Banques : le scénario très, très noir du stress test du gendarme européen

Par Delphine Cuny  |   |  526  mots
C'est "le scénario le plus sévère à ce jour" depuis la première vague de tests de résistance des banques aux chocs remontant à 2014, a expliqué l'Autorité bancaire européenne.
L'Autorité bancaire européenne (EBA), qui déménagera bientôt à Paris, a lancé ce mercredi sa troisième vague de tests de résistance aux chocs auxquels elle va soumettre 48 banques de l'UE. Le scénario est "le plus sévère" jamais testé, soit deux années de récession et de fortes tensions sur les marchés financiers. Résultats d'ici au 2 novembre.

C'est une épreuve redoutée par les banques européennes : la troisième vague de "stress tests", les tests de résistance aux chocs, macro-économiques et financiers, qu'elles se doivent de pouvoir encaisser. L'Autorité bancaire européenne (EBA) en a donné le coup d'envoi ce mercredi en dévoilant les hypothèses qu'elle a imaginées : c'est "le scénario le plus sévère à ce jour" depuis la première édition remontant à 2014, souligne-t-elle dans un communiqué.

Ce scénario très, très noir serait celui de deux années consécutives de récession dans l'Union européenne, en 2018 (-1,2%) et en 2019 (-2,2%), suivies d'un modeste rebond en 2020 (+0,7%). Cela reviendrait à un écart de PIB de 8,3% en 2020 par rapport aux hypothèses actuelles de croissance dans l'UE, à un accroissement de 3,3 points du taux de chômage et à une chute de 27,7% des prix de l'immobilier par rapport aux estimations en vigueur. La sévérité de ces hypothèses se situe "entre le scénario négatif et le scénario extrêmement négatif" de la Fed américaine en 2017 estime l'ABE.

Ces tests seront appliqués à un échantillon de 48 banques représentant 70% des actifs bancaires de la zone euro, avec l'aide de la Banque centrale européenne (BCE). Les résultats seront publiés au plus tard le 2 novembre. Ils serviront à la BCE à affiner les niveaux de capitaux requis des banques qu'elle surveille.
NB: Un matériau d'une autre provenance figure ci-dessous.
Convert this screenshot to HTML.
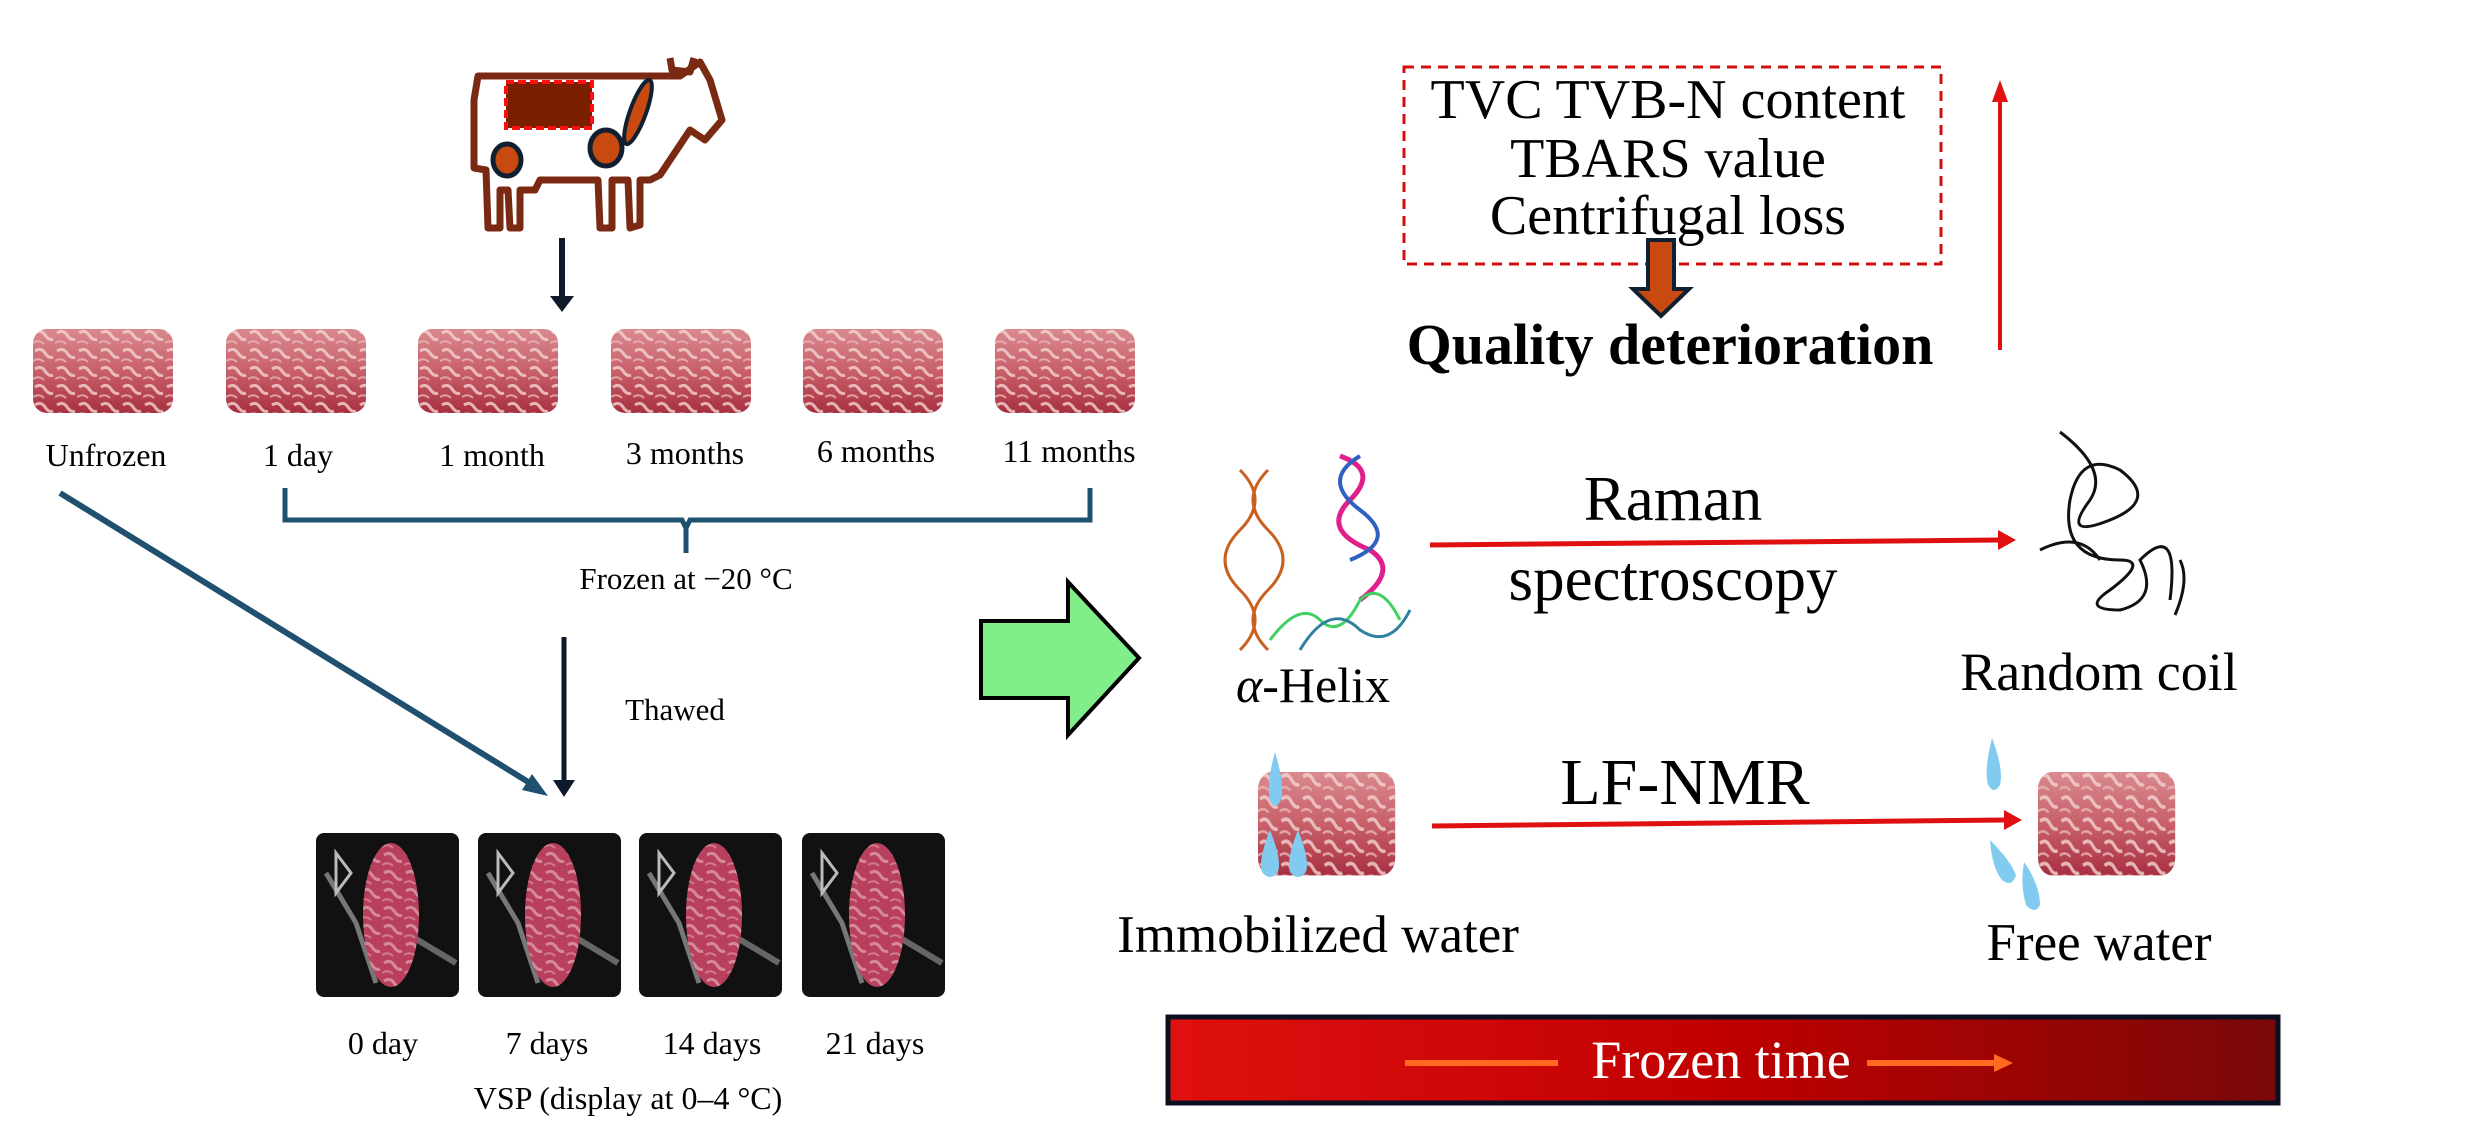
<!DOCTYPE html>
<html><head><meta charset="utf-8"><style>
html,body{margin:0;padding:0;background:#fff;}
svg{display:block}
text{font-family:"Liberation Serif",serif;fill:#000}
</style></head><body>
<svg width="2481" height="1138" viewBox="0 0 2481 1138" xmlns="http://www.w3.org/2000/svg">
<defs>
<linearGradient id="meat" x1="0" y1="0" x2="0" y2="1">
<stop offset="0" stop-color="#d98a8e"/><stop offset="0.5" stop-color="#c8606a"/><stop offset="1" stop-color="#a83040"/>
</linearGradient>
<pattern id="marb" width="22" height="18" patternUnits="userSpaceOnUse">
<path d="M2 4 Q8 0 12 6 T20 10" stroke="#f3d3d3" stroke-width="3" fill="none"/>
<path d="M0 14 Q6 10 11 15" stroke="#e9b8bb" stroke-width="2" fill="none"/>
</pattern>
<g id="meatpc">
<rect x="0" y="0" width="140" height="84" rx="14" fill="url(#meat)"/>
<rect x="0" y="0" width="140" height="84" rx="14" fill="url(#marb)" opacity="0.8"/>
</g>
<g id="tray">
<rect x="0" y="0" width="143" height="164" rx="8" fill="#111"/>
<path d="M10 40 L40 90 L60 150" stroke="#777" stroke-width="5" fill="none"/>
<path d="M20 20 L35 40 L20 60 Z" stroke="#bbb" stroke-width="3" fill="none"/>
<path d="M90 100 L140 130" stroke="#666" stroke-width="6"/>
<ellipse cx="75" cy="82" rx="28" ry="72" fill="#b8405e"/>
<ellipse cx="75" cy="82" rx="28" ry="72" fill="url(#marb)" opacity="0.5"/>
</g>
<linearGradient id="bar" x1="0" y1="0" x2="1" y2="0">
<stop offset="0" stop-color="#e01010"/><stop offset="0.5" stop-color="#c00000"/><stop offset="1" stop-color="#7a0808"/>
</linearGradient>
</defs>

<!-- Cow -->
<g stroke="#7a2a12" stroke-width="7" fill="none" stroke-linejoin="round">
<path d="M478 76 L680 76 L700 62 L710 80 L722 120 L705 140 L690 130 L670 160 L660 175 L650 180 L640 180 L640 225 L630 228 L628 180 L612 180 L612 228 L600 228 L598 180 L540 180 L535 190 L520 190 L520 228 L510 228 L508 190 L500 190 L500 228 L488 228 L486 170 L474 168 L474 100 Z"/>
<path d="M670 58 L672 70 L690 72 L694 58"/>
</g>
<rect x="506" y="82" width="86" height="46" fill="#7a2000" stroke="#ff1010" stroke-width="4" stroke-dasharray="8 4"/>
<ellipse cx="638" cy="112" rx="8" ry="34" transform="rotate(20 638 112)" fill="#c84a10" stroke="#102030" stroke-width="4"/>
<ellipse cx="606" cy="148" rx="16" ry="18" fill="#c84a10" stroke="#102030" stroke-width="5"/>
<ellipse cx="507" cy="160" rx="14" ry="16" fill="#c84a10" stroke="#102030" stroke-width="5"/>

<line x1="562" y1="238" x2="562" y2="300" stroke="#0c1a2a" stroke-width="6"/>
<path d="M550 296 L574 296 L562 312 Z" fill="#0c1a2a"/>

<use href="#meatpc" x="33" y="329"/>
<use href="#meatpc" x="226" y="329"/>
<use href="#meatpc" x="418" y="329"/>
<use href="#meatpc" x="611" y="329"/>
<use href="#meatpc" x="803" y="329"/>
<use href="#meatpc" x="995" y="329"/>
<g font-size="32" text-anchor="middle">
<text x="106" y="466">Unfrozen</text>
<text x="298" y="466">1 day</text>
<text x="492" y="466">1 month</text>
<text x="685" y="464">3  months</text>
<text x="876" y="462">6  months</text>
<text x="1069" y="462">11 months</text>
</g>
<path d="M285 488 L285 520 L682 520 L686 528 L690 520 L1090 520 L1090 488 M686 524 L686 553" stroke="#1f5070" stroke-width="5" fill="none"/>
<text x="686" y="589" font-size="31" text-anchor="middle">Frozen at −20 °C</text>

<line x1="60" y1="493" x2="538" y2="788" stroke="#1f5070" stroke-width="6"/>
<path d="M548 796 L522 790 L532 774 Z" fill="#1f5070"/>
<line x1="564" y1="637" x2="564" y2="782" stroke="#0c1a2a" stroke-width="5"/>
<path d="M553 780 L575 780 L564 797 Z" fill="#0c1a2a"/>
<text x="675" y="720" font-size="31" text-anchor="middle">Thawed</text>

<use href="#tray" x="316" y="833"/>
<use href="#tray" x="478" y="833"/>
<use href="#tray" x="639" y="833"/>
<use href="#tray" x="802" y="833"/>
<g font-size="32" text-anchor="middle">
<text x="383" y="1054">0 day</text>
<text x="547" y="1054">7 days</text>
<text x="712" y="1054">14 days</text>
<text x="875" y="1054">21 days</text>
<text x="628" y="1109">VSP (display at 0–4 °C)</text>
</g>

<path d="M981 621 L1068 621 L1068 582 L1139 658 L1068 735 L1068 698 L981 698 Z" fill="#80ef8a" stroke="#000" stroke-width="4"/>

<rect x="1404" y="67" width="537" height="197" fill="none" stroke="#d01010" stroke-width="3" stroke-dasharray="10 7"/>
<g font-size="56" text-anchor="middle">
<text x="1668" y="118">TVC TVB-N content</text>
<text x="1668" y="177">TBARS value</text>
<text x="1668" y="234">Centrifugal loss</text>
</g>
<path d="M1648 240 L1674 240 L1674 289 L1689 289 L1661 316 L1633 289 L1648 289 Z" fill="#c84a10" stroke="#102030" stroke-width="4"/>
<text x="1670" y="364" font-size="58" font-weight="bold" text-anchor="middle">Quality deterioration</text>
<line x1="2000" y1="350" x2="2000" y2="100" stroke="#e01010" stroke-width="4"/>
<path d="M1992 102 L2008 102 L2000 80 Z" fill="#e01010"/>

<g fill="none" stroke-width="3">
<path d="M1240 470 Q1270 500 1240 530 Q1210 560 1240 590 Q1270 620 1240 650" stroke="#c86020"/>
<path d="M1268 470 Q1238 500 1268 530 Q1298 560 1268 590 Q1238 620 1268 650" stroke="#c86020"/>
<path d="M1340 456 Q1380 470 1350 500 Q1320 530 1370 550 Q1400 570 1360 600" stroke="#e0208a" stroke-width="5"/>
<path d="M1360 456 Q1320 480 1360 510 Q1400 540 1350 560" stroke="#3060c0" stroke-width="4"/>
<path d="M1270 640 Q1300 600 1320 620 Q1340 640 1360 600 Q1380 580 1400 620" stroke="#40d060"/>
<path d="M1300 650 Q1330 600 1360 630 Q1390 650 1410 610" stroke="#3080a0"/>
</g>
<path d="M2060 432 Q2110 470 2090 500 Q2060 540 2110 520 Q2160 500 2120 470 Q2080 450 2070 500 Q2060 560 2120 560 Q2150 560 2110 590 Q2080 610 2120 610 Q2160 600 2140 560 Q2180 520 2170 600 M2040 550 Q2080 530 2100 560 M2180 560 Q2190 580 2175 615" fill="none" stroke="#111" stroke-width="3"/>

<line x1="1430" y1="545" x2="2000" y2="540" stroke="#e01010" stroke-width="5"/>
<path d="M1998 530 L2016 540 L1998 550 Z" fill="#e01010"/>
<text x="1673" y="520" font-size="63" text-anchor="middle">Raman</text>
<text x="1673" y="600" font-size="63" text-anchor="middle">spectroscopy</text>
<text x="1313" y="702" font-size="50" text-anchor="middle"><tspan font-style="italic">α</tspan>-Helix</text>
<text x="2099" y="690" font-size="54" text-anchor="middle">Random coil</text>

<use href="#meatpc" transform="translate(1258 772) scale(0.98 1.23)"/>
<g fill="#80cbef">
<path d="M1275 752 Q1266 785 1270 800 Q1275 812 1281 800 Q1285 785 1275 752 Z"/>
<path d="M1270 830 Q1258 860 1262 872 Q1270 882 1278 872 Q1282 860 1270 830 Z"/>
<path d="M1298 830 Q1286 860 1290 872 Q1298 882 1306 872 Q1310 860 1298 830 Z"/>
<path d="M1992 738 Q1984 770 1988 785 Q1994 795 2000 785 Q2004 770 1992 738 Z"/>
<path d="M1990 840 Q2010 860 2016 875 Q2012 888 2002 880 Q1992 868 1990 840 Z"/>
<path d="M2024 862 Q2040 885 2040 905 Q2035 915 2026 905 Q2020 885 2024 862 Z"/>
</g>
<use href="#meatpc" transform="translate(2038 772) scale(0.98 1.23)"/>
<line x1="1432" y1="826" x2="2005" y2="820" stroke="#e01010" stroke-width="5"/>
<path d="M2004 810 L2022 820 L2004 830 Z" fill="#e01010"/>
<text x="1685" y="804" font-size="66" text-anchor="middle">LF-NMR</text>
<text x="1318" y="952" font-size="53" text-anchor="middle">Immobilized water</text>
<text x="2099" y="960" font-size="53" text-anchor="middle">Free water</text>

<rect x="1168" y="1017" width="1110" height="86" fill="url(#bar)"/>
<rect x="1168" y="1017" width="1110" height="86" fill="none" stroke="#0a1020" stroke-width="5"/>
<line x1="1405" y1="1063" x2="1558" y2="1063" stroke="#ff6a20" stroke-width="6"/>
<line x1="1867" y1="1063" x2="1998" y2="1063" stroke="#ff6a20" stroke-width="6"/>
<path d="M1994 1054 L2013 1063 L1994 1072 Z" fill="#ff6a20"/>
<text x="1721" y="1078" font-size="54" text-anchor="middle" style="fill:#fff">Frozen time</text>
</svg>
</body></html>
La précédente vague, à l'été 2016, avait notamment la grande fragilité de la banque italienne Monte dei Paschi di Siena, renflouée par l'Etat italien l'an dernier.

Correction sur les marchés, dette publique et privée

L'ABE a identifié quatre risques systémiques et détaille les menaces les plus significatives pour la stabilité du secteur bancaire européen, qui peuvent en outre s'enchaîner par un effet boule de neige.

Tout d'abord, un risque de correction brutale sur les marchés financiers (d'actions et obligataires) mondiaux, dont "les valorisations sont élevées" souligne l'ABE : des tensions géopolitiques ou des changements d'attentes des investisseurs pourraient entraîner la chute de la valeur des actifs et une accentuation de la courbe des taux, donc des conditions de financement plus tendues.

Ensuite, l'impact d'un recul de l'activité économique et de la hausse du chômage sur la rentabilité déjà faible des banques de certains pays (on pense à l'Italie notamment).

Troisième menace : une éventuelle remontée des primes de risques (donc des taux) pourrait rendrait difficilement soutenables les dettes publiques et les dettes privées (des entreprises).

Enfin, les problèmes de liquidités dans la finance non bancaire : si les fonds d'investissement, les fonds de pension, les assurances, étaient contraints de brader des actifs, cela accentuerait la chute de la valeur de ces actifs et pourrait contaminer l'ensemble du système.

L'ABE, qui déménagera dans quelques mois de Londres à Paris à cause du Brexit, ne mentionne que très peu la sortie du Royaume-Uni de l'UE : elle indique que son scénario noir "balaie un large éventail de risques macroéconomiques associés au Brexit", notamment les effets sur les échanges commerciaux avec l'Union européenne.